5. It is difficult for any writer to explain their chosen profession. Usually, there is something that, consciously or subconsciously, propelled them into a need to write. Would you be able to identify this specific something?

MS: The late John Gardner said that writers are hurt into writing. I used to think that was tripe. Then one day in the local public library I saw the title on the spine of a nonfiction book on the "new books" shelf and thought, "Wow! That cuts right to the heart of everything I'm writing about!" I was quite excited. I knew that I was going to get a story out that book, whatever it was. Then, when I pulled it out and saw what the subtitle read -- what the real topic was -- everything fell into place. I saw not only why I'd become a writer, but why I'd made such a botch of my life for so many years. It was a revelatory moment. I stood frozen with wonder. Then I slid the book back into place, unopened.

So, yes, I can identify that specific something. And, no, not that I want to be a tease but I'm not going to tell you what that was. Except to say that the first several things that will come to your mind (sex, drugs, abuse) aren't it.

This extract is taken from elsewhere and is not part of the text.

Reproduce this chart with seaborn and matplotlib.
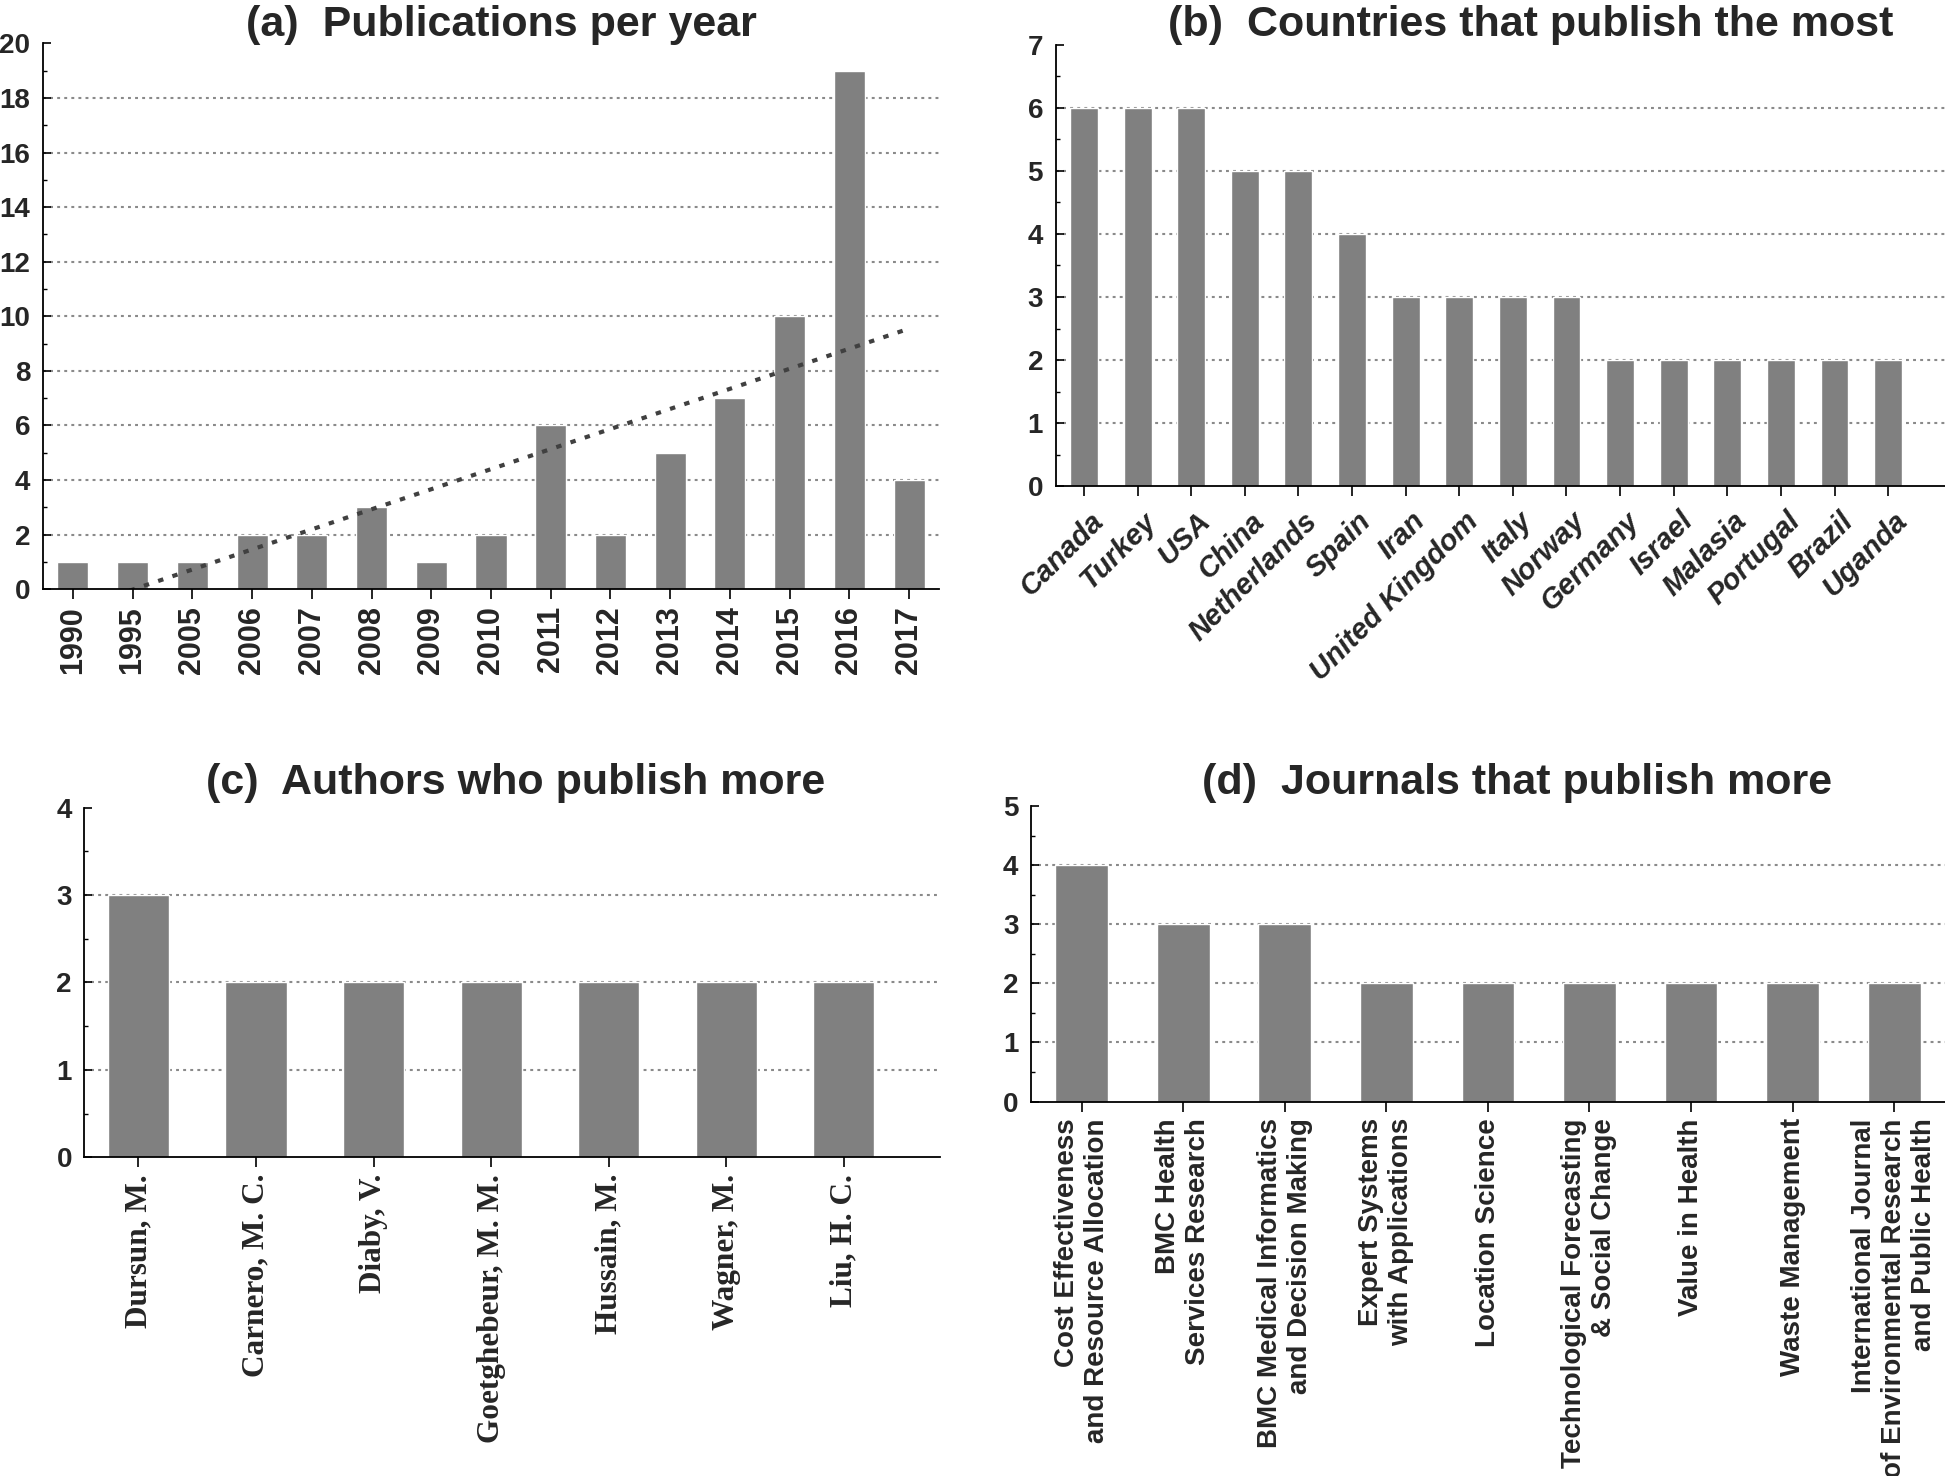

6. Do you often find autobiographical instances in your work without realizing, at the time of writing them, that you were doing so?

MS: No, not really. They're in there, mind you! But writing is such a great labor for me, and I go over each page, each paragraph, each sentence, each word, so many, many times that I'm consciously aware of everything I put into my work.

There's a period of one to three years after I finish a novel when, because I worked on it so intensely closely, I can answer any question, no matter how trivial, about it. Then, as I get involved in other things, it goes away. I no longer remember the names of most of the characters in The Iron Dragon's Daughter. Sometime back, a friend told me she'd spotted a paragraph in Jack Faust where I'd hidden my name in candle flames and swans rising from a lake, and I told her she was out of her tree. Then, three days later, I thought: wait a minute. I worked hard to put that in.

7. You are certainly a prolific writer -- a mere glance at your bibliography can attest to that. How much work do you get done in a day, on average? Ever get yanked by the scruff from Messrs. Writer's Block & Co.?

MS: I only look prolific because I publish so much. I write a couple of pages on a good day. Eight on a great one. But because I have a years-deep backlog of half-written stories, which I'll pick up at slow moments and work on, just to see if I've solved whatever problems have kept them from completion, for every page I write of something that stalls out, there's another page of a previously-stalled story that reaches completion. So it's all a conjuring trick, really. Misdirection and mirrors.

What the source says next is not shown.